Moroccan Pastilla: The Sweet-Savory Pie English Readers Never Get Right
Moroccan
Mains
|
Prep Time
50 minutes
|
Cook Time
45 minutes
|
Total Time
1h35
|
Servings
6 portions
|
A layered Moroccan pie of spiced chicken, soft egg curd, and toasted almonds enclosed in crisp buttered phyllo, finished with powdered sugar and cinnamon. Make the filling the day before. The assembly is faster than it looks.
Ingredients
- 6 bone-in chicken thighs (approx. 900g total)
- 2 medium yellow onions, thinly sliced
- 2 tsp ras el hanout
- 1 tsp ground ginger
- 1 cinnamon stick
- 10 saffron threads, dissolved in 2 tbsp warm water
- 1 tbsp honey
- 250 ml water
- 4 eggs, lightly beaten
- 1 small bunch fresh cilantro, chopped
- 1 small bunch fresh flat-leaf parsley, chopped
- 100g blanched almonds
- 30g powdered sugar, plus extra for dusting
- 1.5 tsp ground cinnamon, plus extra for dusting
- 12-14 sheets commercial phyllo pastry, thawed overnight in fridge
- 120g clarified butter, melted
- salt and black pepper to taste
Instructions
- 1Heat 1 tbsp clarified butter in a deep, wide pan over medium-high. Brown the chicken thighs on all sides until deep gold, about 4 minutes per side. Remove and set aside.
- 2In the same pan, cook the onions over medium heat for 8 minutes until soft and translucent. Add the ras el hanout, ground ginger, and cinnamon stick. Stir for 1 minute.
- 3Return the chicken to the pan. Add the saffron water, honey, and plain water. Cover and simmer on low heat for 45 minutes. The liquid should reduce to a thick, coating sauce.
- 4Remove the chicken. When cool enough to handle, pull the meat off the bone and shred coarsely. Discard the cinnamon stick.
- 5Return shredded chicken to the pan over low heat. Stir in the beaten eggs and move them gently through the warm mixture until they just set in soft curds. Add the chopped cilantro and parsley. Season with salt and pepper. Remove from heat and cool completely.
- 6Toast the almonds in a dry skillet over medium heat for 4 minutes, stirring regularly. Cool, then grind coarsely (not to a powder). Mix with the powdered sugar and ground cinnamon. Set aside.
- 7Preheat the oven to 200°C (400°F). Brush a 28 cm round oven-safe pan or skillet with clarified butter.
- 8Layer 7 phyllo sheets into the pan one at a time, brushing each generously with clarified butter. Let the sheets overhang the rim by at least 8 cm all around.
- 9Spread the chicken-egg filling evenly over the phyllo base. Spread the almond mixture evenly on top.
- 10Layer 4 more phyllo sheets on top, brushing each with butter. Fold the overhanging base sheets up and over the top layers, pressing gently to seal the edge. Brush the entire top surface with butter.
- 11Refrigerate the assembled pastilla for at least 30 minutes.
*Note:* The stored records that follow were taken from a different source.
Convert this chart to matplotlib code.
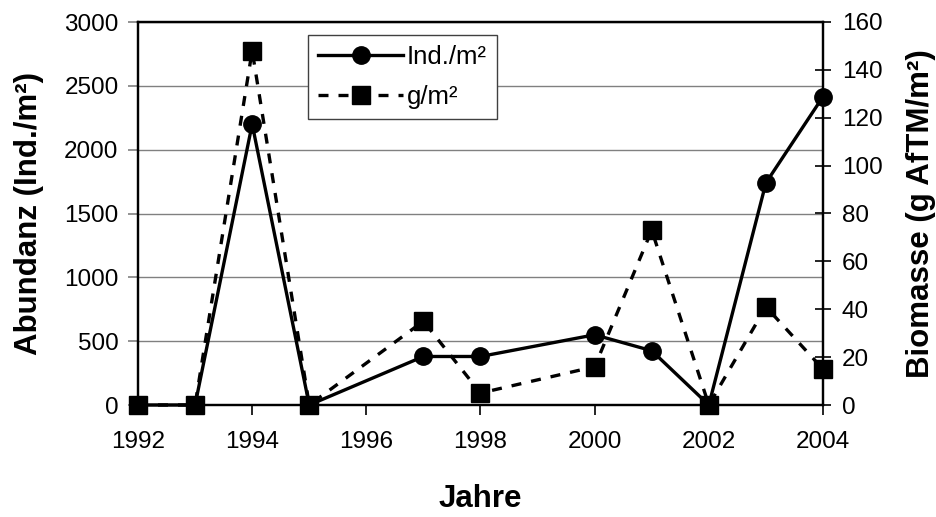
import matplotlib
matplotlib.use('Agg')
import matplotlib.pyplot as plt

# data
years = [1992, 1993, 1994, 1995, 1997, 1998, 2000, 2001, 2002, 2003, 2004]
ind_m2 = [0, 0, 2200, 0, 380, 380, 550, 425, 0, 1740, 2415]
g_m2 = [0, 0, 148, 0, 35, 5, 16, 73, 0, 41, 15]

x_ticks = list(range(1992, 2005, 2))
left_ticks = list(range(0, 3001, 500))
right_ticks = list(range(0, 161, 20))

plt.rcParams['font.family'] = ['Liberation Sans', 'DejaVu Sans']

W, H = 936, 517
x0, x1, y0, y1 = 138, 823, 22, 405   # plot area in pixels

fig = plt.figure(figsize=(W / 100, H / 100), dpi=100)
ax = fig.add_axes([x0 / W, 1 - y1 / H, (x1 - x0) / W, (y1 - y0) / H])
ax2 = ax.twinx()

ax.set_ylim(0, 3000)
ax.set_xlim(1992, 2004)
ax2.set_ylim(0, 160)

# grid lines on left-axis ticks
for v in left_ticks[1:]:
    ax.axhline(v, color='#808080', lw=1.0, zorder=0)

l1, = ax.plot(years, ind_m2, color='black', lw=2.4, marker='o', ms=12.5,
              label='Ind./m²', zorder=3, clip_on=False)
l2, = ax2.plot(years, g_m2, color='black', lw=2.4, ls=(0, (3, 3)),
               marker='s', ms=13, label='g/m²', zorder=3, clip_on=False)

ax.set_xticks(x_ticks)
ax.set_yticks(left_ticks)
ax2.set_yticks(right_ticks)

ax.tick_params(axis='x', labelsize=17.5, direction='out', length=7, width=1.2, pad=12)
ax.tick_params(axis='y', labelsize=17.5, direction='out', length=7, width=1.2,
               color='#808080', pad=7)
ax2.tick_params(axis='y', labelsize=17.5, direction='inout', length=11, width=1.2, pad=8)

for a in (ax, ax2):
    for sp in a.spines.values():
        sp.set_linewidth(1.6)

ax.set_ylabel('Abundanz (Ind./m²)', fontsize=22.5, fontweight='bold', va='center')
ax.yaxis.set_label_coords((29 - x0) / (x1 - x0), 0.5)
ax2.set_ylabel('Biomasse (g AfTM/m²)', fontsize=22.5, fontweight='bold',
               rotation=90, va='center')
ax2.yaxis.set_label_coords((921 - x0) / (x1 - x0), 0.5)
fig.text(480 / W, 1 - 499 / H, 'Jahre', fontsize=22.5,
         fontweight='bold', ha='center', va='center')

leg = ax.legend(handles=[l1, l2], loc='upper left',
                bbox_to_anchor=((308 - x0) / (x1 - x0), 1 - (35 - y0) / (y1 - y0)),
                fontsize=18.5, frameon=True, fancybox=False, edgecolor='#404040',
                framealpha=1, handlelength=3.3, borderpad=0.4, labelspacing=0.6,
                handletextpad=0.15, borderaxespad=0)
leg.get_frame().set_linewidth(1.0)
leg.set_zorder(5)

fig.savefig('out.png', dpi=100)
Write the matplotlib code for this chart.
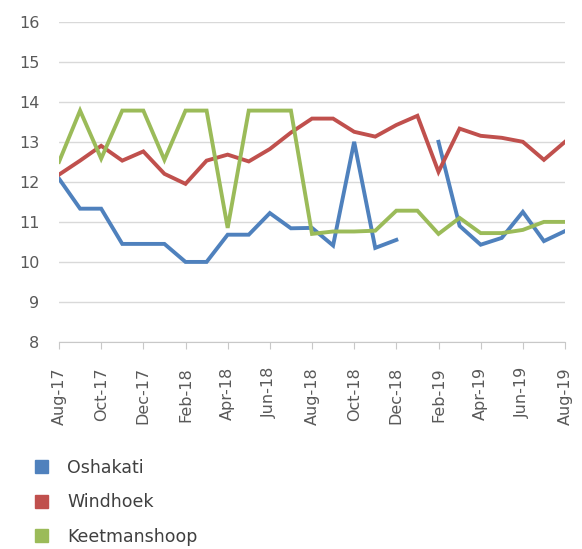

- 12Bake for 20-25 minutes until the surface is a deep, even amber. Invert onto a wire rack for 2 minutes, then transfer back onto a serving tray.
- 13Dust with powdered sugar and ground cinnamon in a crosshatch or lattice pattern. Cut with a serrated knife using a single firm downward stroke. Serve immediately.
Notes
• The filling can be made up to 24 hours ahead and stored in the fridge. It must be fully cold before assembly — warm filling softens the phyllo before it reaches the oven.
• Apply the powdered sugar and cinnamon dusting only after the pastilla has rested 5 minutes out of the oven. On a hot surface it dissolves into the phyllo and becomes invisible.
• Clarified butter is not optional here. Its lower water content is what allows the phyllo to crisp rapidly at high heat. Whole butter produces a softer, paler crust.
• Leftovers reheat on a wire rack at 200°C (400°F) for 8 minutes. Do not use a microwave.